New Realities In Giving Post 2008

We are now three and a half years removed from the greatest economic adjustment of our generation. It was a perfect storm of a crash in the equity market and the housing market. Historically, we have had adjustments in the equity market and adjustments in the housing market, but we have not had large simultaneous adjustments. And, unlike other significant market adjustments, we have not yet seen a recovery.

The impact has been far reaching.

A lot has been said about the impact on churches. In reality, about 1/3 of churches are up from 2008-2009, 1/3 are down and 1/3 are flat. Despite what many may say, the economy is not the main reason for that, except in a few cases. The downturn in the economy may have accentuated the effect on some, but internal factors actually have a lot more to do with the downturn in giving.

The bigger effect of the economic adjustment has been on the mindset of givers. As the people in our churches think about their giving, their paradigm has shifted. Prior to 2008, money was “easy come, easy go.” Don’t worry so much about where you give it because you can always make more. Not true any more because our hard earned dollars are harder earned than ever before. As a result, donors are now much more careful in where they want their money to go.

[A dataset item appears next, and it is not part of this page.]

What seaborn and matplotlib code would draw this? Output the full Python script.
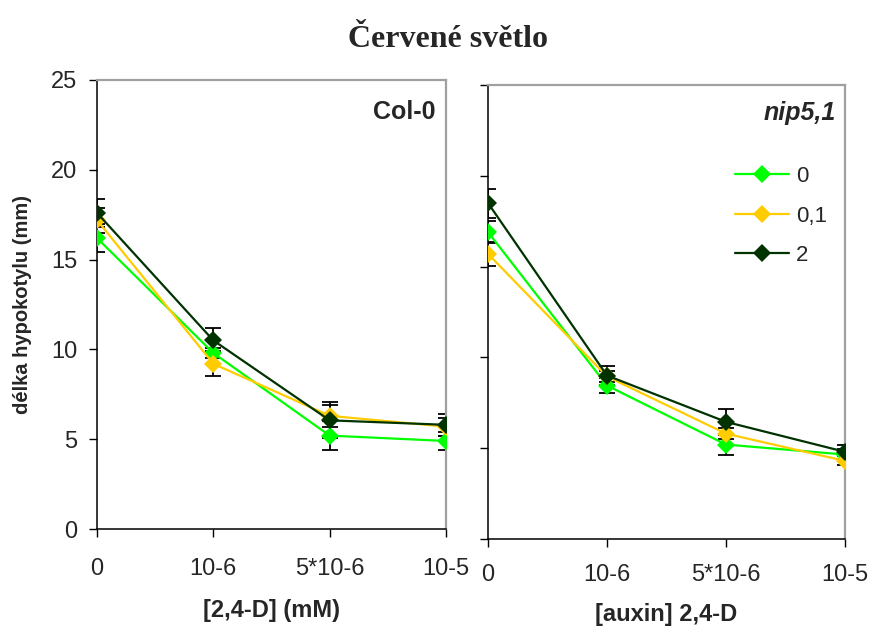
import numpy as np
import pandas as pd
import matplotlib
matplotlib.use("Agg")
import matplotlib.pyplot as plt
import seaborn as sns

# ---- data ----
categories = ["0", "10-6", "5*10-6", "10-5"]
series_names = ["0", "0,1", "2"]
series_colors = ["#00FF00", "#FFCC00", "#003300"]

col0_means = {
    "0":   [16.2, 9.8, 5.2, 4.9],
    "0,1": [17.2, 9.2, 6.3, 5.7],
    "2":   [17.6, 10.5, 6.05, 5.8],
}
col0_errs = {
    "0":   [0.8, 0.3, 0.8, 0.5],
    "0,1": [0.7, 0.7, 0.6, 0.5],
    "2":   [0.8, 0.7, 1.0, 0.6],
}
nip_means = {
    "0":   [16.9, 8.45, 5.2, 4.65],
    "0,1": [15.7, 8.95, 5.8, 4.3],
    "2":   [18.5, 9.0, 6.45, 4.8],
}
nip_errs = {
    "0":   [0.6, 0.4, 0.55, 0.3],
    "0,1": [0.65, 0.3, 0.3, 0.25],
    "2":   [0.8, 0.5, 0.7, 0.4],
}

title = "Červené světlo"
ylabel = "délka hypokotylu (mm)"
xlabel_left = "[2,4-D] (mM)"
xlabel_right = "[auxin] 2,4-D"
panel_left = "Col-0"
panel_right = "nip5,1"
yticks = [0, 5, 10, 15, 20, 25]

sns.set_theme(style="white")
plt.rcParams["font.family"] = ["Liberation Sans", "DejaVu Sans"]

W, H = 869, 628
fig = plt.figure(figsize=(W / 100, H / 100), dpi=100)


def px_axes(x0, y0, x1, y1):
    return fig.add_axes([x0 / W, 1 - y1 / H, (x1 - x0) / W, (y1 - y0) / H])


axL = px_axes(97, 80, 446, 529)
axR = px_axes(488, 85, 845, 539)


def long_df(means):
    rows = []
    for s in series_names:
        for i, c in enumerate(categories):
            rows.append({"pos": i, "value": means[s][i], "series": s})
    return pd.DataFrame(rows)


def draw(ax, means, errs, show_legend):
    df = long_df(means)
    pal = dict(zip(series_names, series_colors))
    sns.lineplot(data=df, x="pos", y="value", hue="series", style="series",
                 hue_order=series_names, style_order=series_names,
                 palette=pal, markers={s: "D" for s in series_names},
                 dashes=False, markersize=9, linewidth=1.6,
                 markeredgewidth=0, ax=ax, legend=show_legend, zorder=3)
    for s in series_names:
        ax.errorbar(range(len(categories)), means[s], yerr=errs[s], fmt="none",
                    ecolor="black", elinewidth=1.3, capsize=6, capthick=1.3,
                    zorder=2)
    ax.set_xlim(0, len(categories) - 1)
    ax.set_ylim(0, 25)
    ax.set_xticks(range(len(categories)))
    ax.set_xticklabels(categories)
    ax.set_yticks(yticks)
    ax.set_xlabel("")
    ax.set_ylabel("")
    for side in ["top", "right"]:
        ax.spines[side].set_color("#A0A0A0")
        ax.spines[side].set_linewidth(1.6)
    for side in ["left", "bottom"]:
        ax.spines[side].set_color("black")
        ax.spines[side].set_linewidth(1.1)
    ax.tick_params(axis="both", direction="out", length=6, width=1,
                   color="black", labelsize=17, bottom=True, left=True)


draw(axL, col0_means, col0_errs, False)
draw(axR, nip_means, nip_errs, True)

axL.tick_params(axis="x", pad=15)
axL.tick_params(axis="y", pad=8)
axR.tick_params(axis="x", pad=12)
axR.tick_params(axis="y", labelleft=False)

axL.set_xlabel(xlabel_left, fontsize=17, fontweight="bold")
axL.xaxis.set_label_coords(0.5, (529 - 611) / 449)
axL.xaxis.label.set_va("center")
axR.set_xlabel(xlabel_right, fontsize=17, fontweight="bold")
axR.xaxis.set_label_coords(0.5, (539 - 615) / 454)
axR.xaxis.label.set_va("center")

axL.set_ylabel(ylabel, fontsize=14.5, fontweight="bold")
axL.yaxis.set_label_coords((22 - 97) / 349, 0.5)
axL.yaxis.label.set_va("center")

axL.text(0.971, 0.929, panel_left, transform=axL.transAxes, ha="right",
         va="center", fontsize=18, fontweight="bold")
axR.text(0.975, 0.938, panel_right, transform=axR.transAxes, ha="right",
         va="center", fontsize=18, fontweight="bold", style="italic")

leg = axR.legend(loc="upper left", bbox_to_anchor=(0.692, 0.821),
                 frameon=False, fontsize=16, handlelength=2.45,
                 handletextpad=0.3, labelspacing=0.83, borderpad=0,
                 borderaxespad=0)

fig.text(448 / W, 1 - 47 / H, title, ha="center", va="baseline",
         fontsize=23, fontweight="bold", family=["Liberation Serif", "DejaVu Serif"])

fig.savefig("out.png", dpi=100)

If you are planning an accelerated giving initiative of any kind — annual giving, capital funds, ministry venture capital or legacy giving, among others — there are new realities in play. To optimize the success of any giving initiative will require taking these realities into account.

  • Increased vetting of giving options. People are a lot more careful where they give in the post-2008 era. The tendency is to give more money to fewer, carefully selected choices. Givers will vet their charitable options according to criteria they have established which will include among others, transparency of financial disclosure and stewardship of resources (does the church or ministry organization do a good job of stewarding financial resources).
  • Portfolio management perspective. This one is huge. Prior to 2008, we saw this among high capacity givers. Now we are seeing it at all levels. People are investing (i.e., giving) to churches and ministry organizations where the highest “ROI” is perceived. ROI is defined as impact. In other words, what results is the church or ministry organization getting. The big shift is that givers will move money from those they perceive to be “low performers” to “higher performers” in terms of impact. Churches cannot assume their people know — they have to make sure they have told the church’s story well and have clearly demonstrated the impact of their ministry.
  • Reducing debt is popular. At least for now. This is the after effect of seeing what debt did to people in the crash. For years, church members have had low motivation toward giving initiatives that were focused on reducing or eliminating debt. For now, reducing or eliminating debt is seen as a real positive and givers are motivated to invest in it.
  • Transparency about finances. Historically, churches have not disclosed a lot of financial information. However, people now want to know more about where their charitable giving is going. The want to know how the church is doing — income statement and balance sheet. Churches do not get a pass on this, especially among younger donors.

If you are planning any other kind of strategic giving initiative, pay attention to these new realities. It may well be the difference between exceptional and ordinary when it comes to results.